20 Years
What will we be like as a society on September 11, 2051? Will we remember? And what, if anything, will we have learned?
For those of us old enough to recall that fateful September morning when the world changed forever, this will always be a somber day marked by remembrance and honor for those who were lost.
Everyone who was alive then has a 9/11 story. What they were doing that morning, where they were when they heard the news.

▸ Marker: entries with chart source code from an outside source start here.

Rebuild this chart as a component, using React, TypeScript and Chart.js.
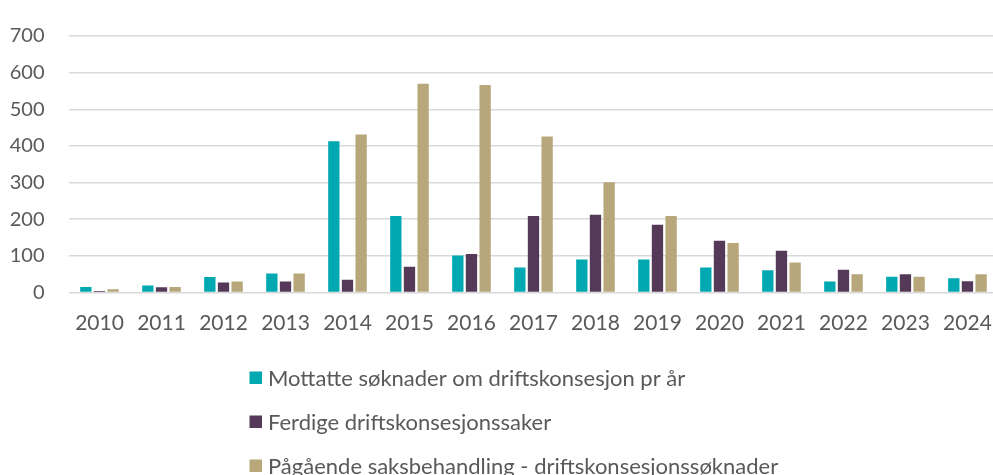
import React, { useEffect, useRef } from "react";
import { Chart, registerables } from "chart.js";

Chart.register(...registerables);

const years = ["2010","2011","2012","2013","2014","2015","2016","2017","2018","2019","2020","2021","2022","2023","2024"];
const mottatte = [15, 19, 42, 52, 413, 209, 101, 68, 90, 90, 68, 61, 30, 43, 39];
const ferdige = [4, 14, 27, 30, 35, 70, 105, 209, 212, 185, 141, 114, 62, 50, 31];
const pagaende = [9, 15, 30, 52, 431, 570, 566, 426, 301, 209, 135, 82, 50, 43, 50];
const seriesLabels = [
  "Mottatte søknader om driftskonsesjon pr år",
  "Ferdige driftskonsesjonssaker",
  "Pågående saksbehandling - driftskonsesjonssøknader",
];
const seriesColors = ["#00A9B1", "#553959", "#B8A77B"];
const yTicks = [0, 100, 200, 300, 400, 500, 600, 700];

const TEXT = "#595959";
const FONT = "Lato";

const legendPlugin = {
  id: "verticalLegend",
  afterDraw(chart: any) {
    const ctx = chart.ctx;
    const x0 = 249.5;
    const yStart = chart.chartArea.bottom + 85.5;
    const step = 44;
    ctx.save();
    ctx.font = `22px ${FONT}`;
    ctx.textBaseline = "middle";
    ctx.textAlign = "left";
    chart.data.datasets.forEach((ds: any, i: number) => {
      const y = yStart + i * step;
      ctx.fillStyle = ds.backgroundColor;
      ctx.fillRect(x0, y - 6.5, 12.5, 12.5);
      ctx.fillStyle = TEXT;
      ctx.fillText(ds.label, x0 + 18.5, y + 1);
    });
    ctx.restore();
  },
};

export default function App() {
  const ref = useRef<HTMLCanvasElement | null>(null);
  useEffect(() => {
    if (!ref.current) return;
    const datasets = [mottatte, ferdige, pagaende].map((d, i) => ({
      label: seriesLabels[i],
      data: d,
      backgroundColor: seriesColors[i],
      borderWidth: 0,
      categoryPercentage: 0.66,
      barPercentage: 0.83,
    }));
    const chart = new Chart(ref.current, {
      type: "bar",
      data: { labels: years, datasets },
      plugins: [legendPlugin],
      options: {
        animation: false,
        responsive: false,
        maintainAspectRatio: false,
        layout: { padding: { top: 24.5, right: 5.5, bottom: 122.5, left: 0 } },
        plugins: { legend: { display: false }, tooltip: { enabled: false } },
        scales: {
          x: {
            grid: { display: false, drawTicks: false },
            border: { display: false },
            ticks: { color: TEXT, font: { family: FONT, size: 21 }, padding: 18, maxRotation: 0, autoSkip: false },
            afterFit: (axis: any) => { axis.height = 60; },
          },
          y: {
            min: 0,
            max: 700,
            afterBuildTicks: (axis: any) => { axis.ticks = yTicks.map((v) => ({ value: v })); },
            grid: { color: "#D9D9D9", lineWidth: 1.5, drawTicks: false },
            border: { display: false },
            ticks: { color: TEXT, font: { family: FONT, size: 20 }, padding: 24 },
            afterFit: (axis: any) => { axis.width = 68.5; },
          },
        },
      },
    });
    return () => chart.destroy();
  }, []);
  return (
    <div style={{ position: "absolute", left: 0, top: 0, width: 993, height: 475, overflow: "hidden", background: "#fff" }}>
      <canvas ref={ref} width={1010} height={475} style={{ display: "block" }} />
    </div>
  );
}
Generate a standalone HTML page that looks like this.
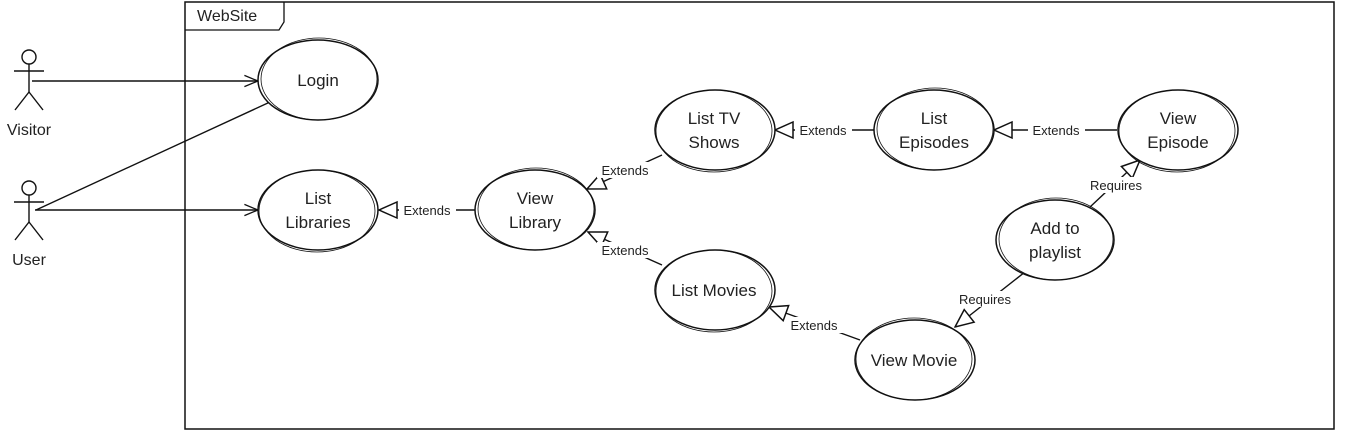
<!DOCTYPE html>
<html><head><meta charset="utf-8"><style>
html,body{margin:0;padding:0;background:#fff;width:1346px;height:442px;overflow:hidden}
text{font-family:"Liberation Sans",sans-serif;fill:#222}
</style></head><body>
<svg width="1346" height="442" viewBox="0 0 1346 442" xmlns="http://www.w3.org/2000/svg">
<defs>
<marker id="tri" viewBox="0 0 20 20" refX="19" refY="10" markerWidth="20" markerHeight="20" markerUnits="userSpaceOnUse" orient="auto">
<path d="M1,2 L19,10 L1,18 Z" fill="#fff" stroke="#111" stroke-width="1.5"/>
</marker>
<marker id="open" viewBox="0 0 20 20" refX="19" refY="10" markerWidth="16" markerHeight="16" markerUnits="userSpaceOnUse" orient="auto">
<path d="M2,3 L19,10 L2,17" fill="none" stroke="#111" stroke-width="1.6"/>
</marker>
</defs>
<!-- frame -->
<rect x="185" y="2" width="1149" height="427" fill="none" stroke="#111" stroke-width="1.5"/>
<path d="M185,30 L279,30 L284,22 L284,2" fill="none" stroke="#111" stroke-width="1.3"/>
<text x="197" y="21" font-size="16">WebSite</text>
<!-- actors -->
<g stroke="#111" stroke-width="1.4" fill="none">
<circle cx="29" cy="57" r="7"/><line x1="29" y1="64" x2="29" y2="92"/><line x1="14" y1="71" x2="44" y2="71"/><line x1="29" y1="92" x2="15" y2="110"/><line x1="29" y1="92" x2="43" y2="110"/>
<circle cx="29" cy="188" r="7"/><line x1="29" y1="195" x2="29" y2="222"/><line x1="14" y1="202" x2="44" y2="202"/><line x1="29" y1="222" x2="15" y2="240"/><line x1="29" y1="222" x2="43" y2="240"/>
</g>
<text x="29" y="135" font-size="16" text-anchor="middle">Visitor</text>
<text x="29" y="265" font-size="16" text-anchor="middle">User</text>
<!-- edges -->
<g stroke="#111" stroke-width="1.4" fill="none">
<line x1="32" y1="81" x2="258" y2="81" marker-end="url(#open)"/>
<line x1="35" y1="210" x2="258" y2="210" marker-end="url(#open)"/>
<line x1="270" y1="102" x2="36" y2="210"/>
<line x1="475" y1="210" x2="379" y2="210" marker-end="url(#tri)"/>
<line x1="662" y1="155" x2="587" y2="189" marker-end="url(#tri)"/>
<line x1="662" y1="265" x2="588" y2="232" marker-end="url(#tri)"/>
<line x1="874" y1="130" x2="775" y2="130" marker-end="url(#tri)"/>
<line x1="1117" y1="130" x2="994" y2="130" marker-end="url(#tri)"/>
<line x1="860" y1="340" x2="769" y2="307" marker-end="url(#tri)"/>
<line x1="1025" y1="272" x2="955" y2="327" marker-end="url(#tri)"/>
<line x1="1090" y1="207" x2="1140" y2="160" marker-end="url(#tri)"/>
</g>
<!-- edge labels -->
<g font-size="13">
<rect x="399" y="202" width="57" height="16" fill="#fff"/><text x="427" y="215" text-anchor="middle">Extends</text>
<rect x="597" y="162" width="57" height="16" fill="#fff"/><text x="625" y="175" text-anchor="middle">Extends</text>
<rect x="597" y="242" width="57" height="16" fill="#fff"/><text x="625" y="255" text-anchor="middle">Extends</text>
<rect x="795" y="122" width="57" height="16" fill="#fff"/><text x="823" y="135" text-anchor="middle">Extends</text>
<rect x="1028" y="122" width="57" height="16" fill="#fff"/><text x="1056" y="135" text-anchor="middle">Extends</text>
<rect x="786" y="317" width="57" height="16" fill="#fff"/><text x="814" y="330" text-anchor="middle">Extends</text>
<rect x="952" y="291" width="65" height="16" fill="#fff"/><text x="985" y="304" text-anchor="middle">Requires</text>
<rect x="1084" y="177" width="65" height="16" fill="#fff"/><text x="1116" y="190" text-anchor="middle">Requires</text>
</g>
<!-- nodes -->
<g stroke="#111" stroke-width="1.5" fill="#fff">
<ellipse cx="318" cy="80" rx="60" ry="40"/>
<ellipse cx="318" cy="210" rx="60" ry="40"/>
<ellipse cx="535" cy="210" rx="60" ry="40"/>
<ellipse cx="715" cy="130" rx="60" ry="40"/>
<ellipse cx="934" cy="130" rx="60" ry="40"/>
<ellipse cx="1178" cy="130" rx="60" ry="40"/>
<ellipse cx="1055" cy="240" rx="59" ry="40"/>
<ellipse cx="715" cy="290" rx="60" ry="40"/>
<ellipse cx="915" cy="360" rx="60" ry="40"/>
</g>
<g stroke="#111" stroke-width="0.8" fill="none">
<ellipse cx="319" cy="79" rx="58" ry="41"/>
<ellipse cx="317" cy="211" rx="58" ry="41"/>
<ellipse cx="536" cy="209" rx="58" ry="41"/>
<ellipse cx="714" cy="131" rx="58" ry="41"/>
<ellipse cx="935" cy="129" rx="58" ry="41"/>
<ellipse cx="1177" cy="131" rx="58" ry="41"/>
<ellipse cx="1056" cy="239" rx="57" ry="41"/>
<ellipse cx="714" cy="291" rx="58" ry="41"/>
<ellipse cx="914" cy="359" rx="58" ry="41"/>
</g>
<g font-size="17" text-anchor="middle">
<text x="318" y="86">Login</text>
<text x="318" y="204">List</text><text x="318" y="228">Libraries</text>
<text x="535" y="204">View</text><text x="535" y="228">Library</text>
<text x="714" y="124">List TV</text><text x="714" y="148">Shows</text>
<text x="934" y="124">List</text><text x="934" y="148">Episodes</text>
<text x="1178" y="124">View</text><text x="1178" y="148">Episode</text>
<text x="1055" y="234">Add to</text><text x="1055" y="258">playlist</text>
<text x="714" y="296">List Movies</text>
<text x="914" y="366">View Movie</text>
</g>
</svg>
</body></html>
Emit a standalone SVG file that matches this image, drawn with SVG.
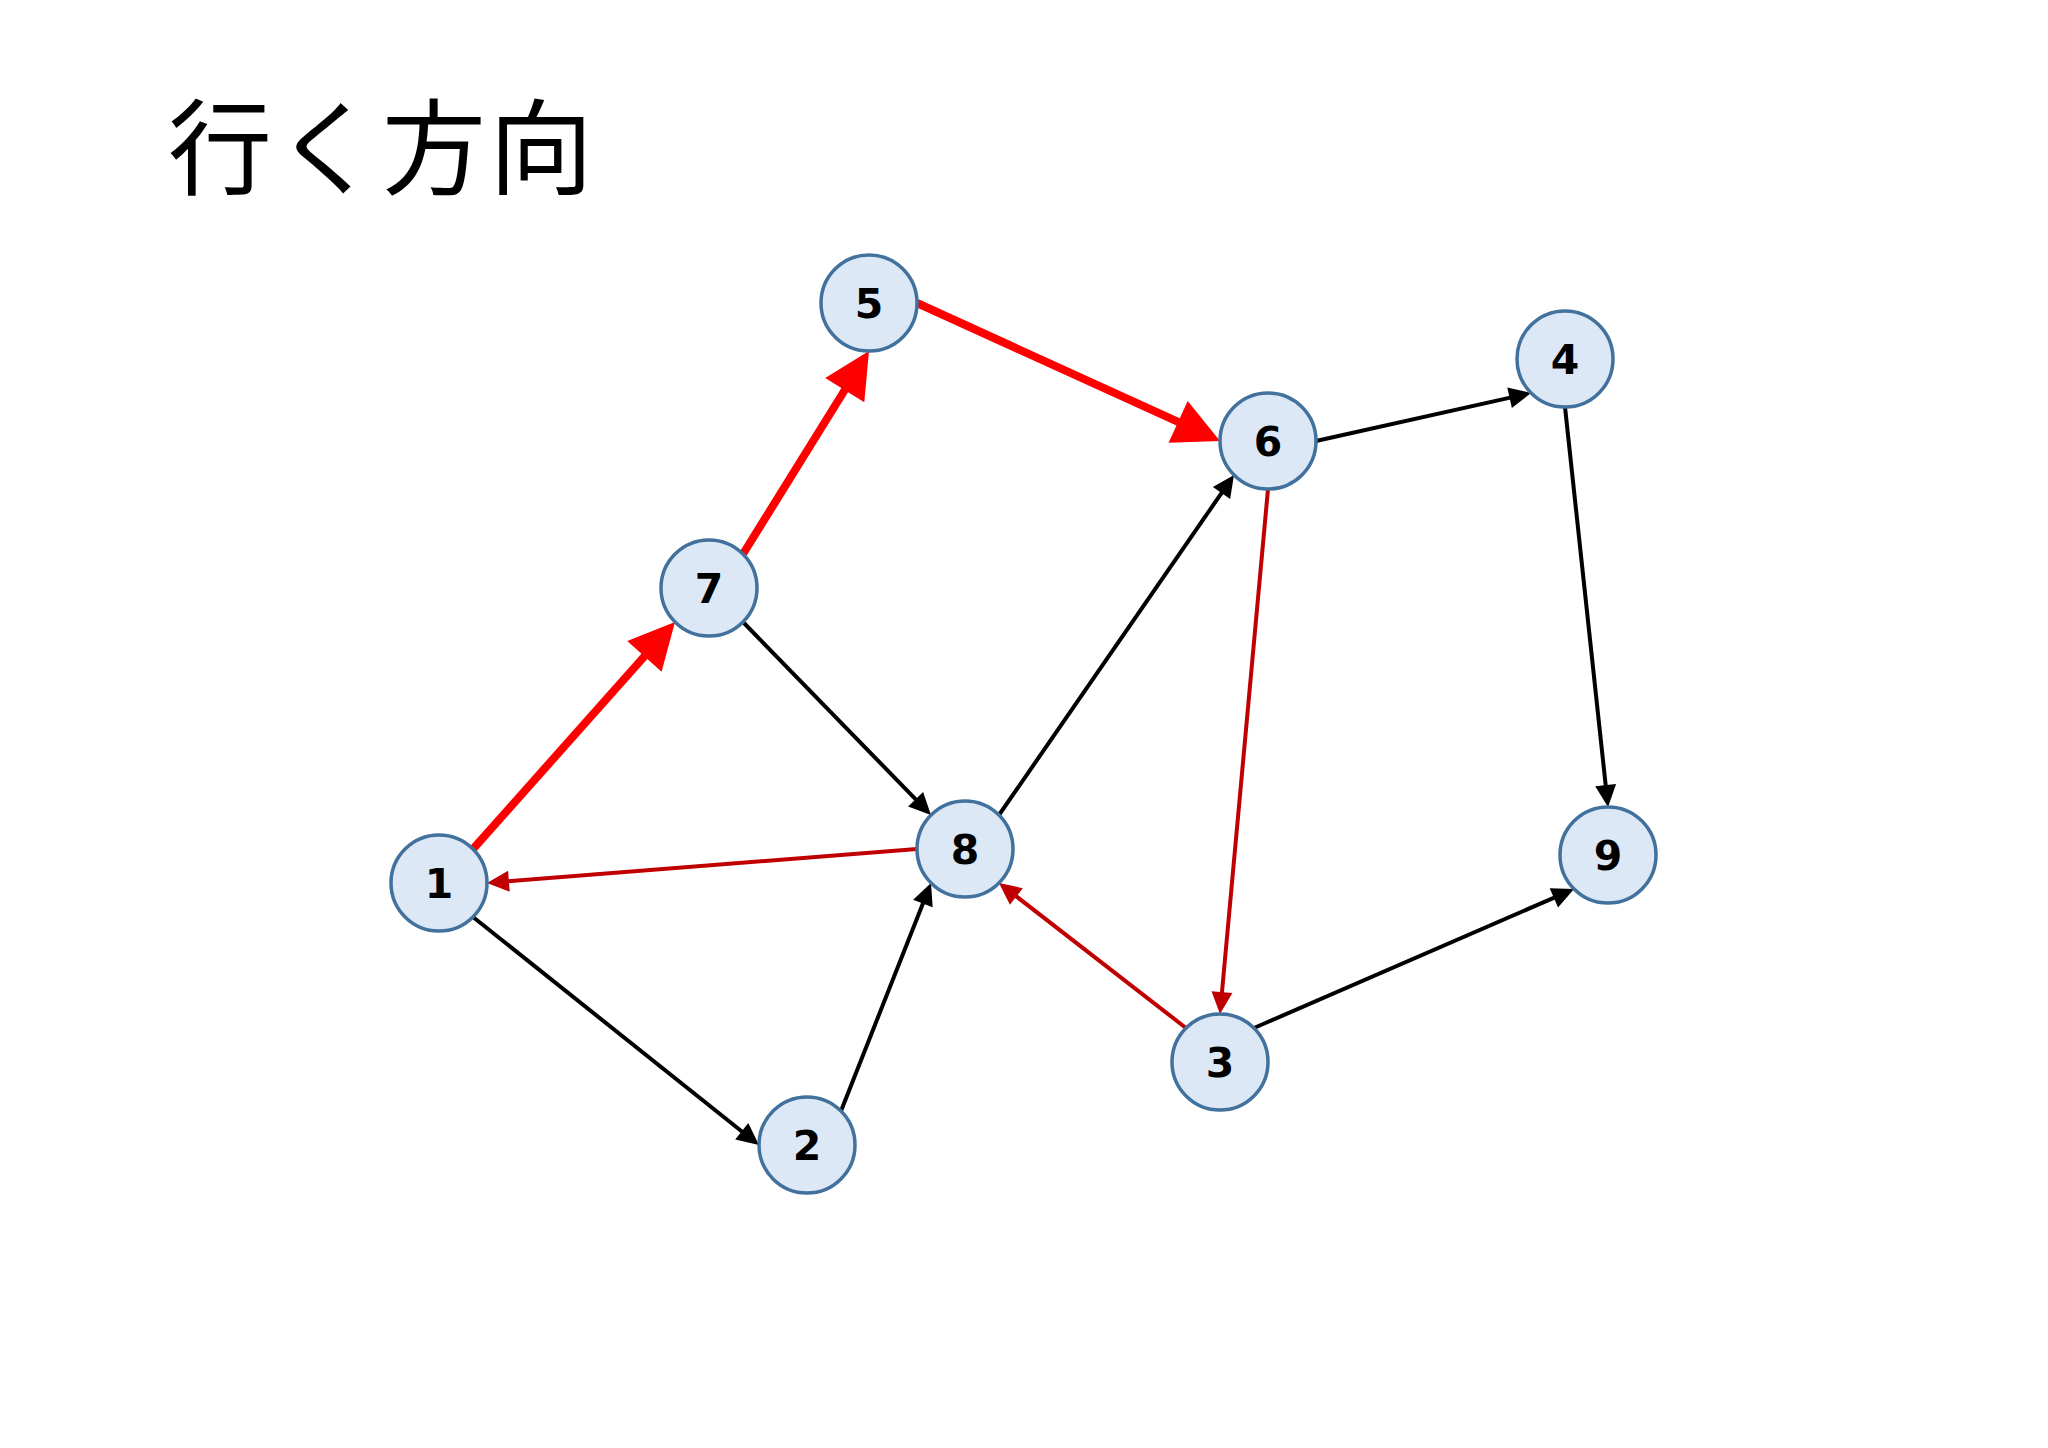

Twenty years ago, I was 32 and working as the Director of Corporate and Public Relations at a residential facility for children and adults in Langhorne, Pa., a suburban Philadelphia community in Bucks County that was (and still is) home to countless of people who commuted to their jobs in New York. That day, 18 people from Bucks County would die in the attacks. I was running late that morning and driving to work on Rt. 1, listening to the radio (the country music station, for some reason).
My thoughts were most likely on our twins. They were due in mid-December, three months away, but we knew they would probably arrive early. (They did, on Thanksgiving Day.) The Husband and I had spent the weekend painting their nursery bright yellow with a sun, moon and stars theme for the saying that guided me during our infertility years — Shoot for the moon. Even if you miss, you’ll land among the stars. A bright spot in what was, for reasons I won’t get into here, an especially difficult and stressful time despite our excited preparations and joy about being expectant first-time parents.
The news came on the radio that a plane had just hit the World Trade Center.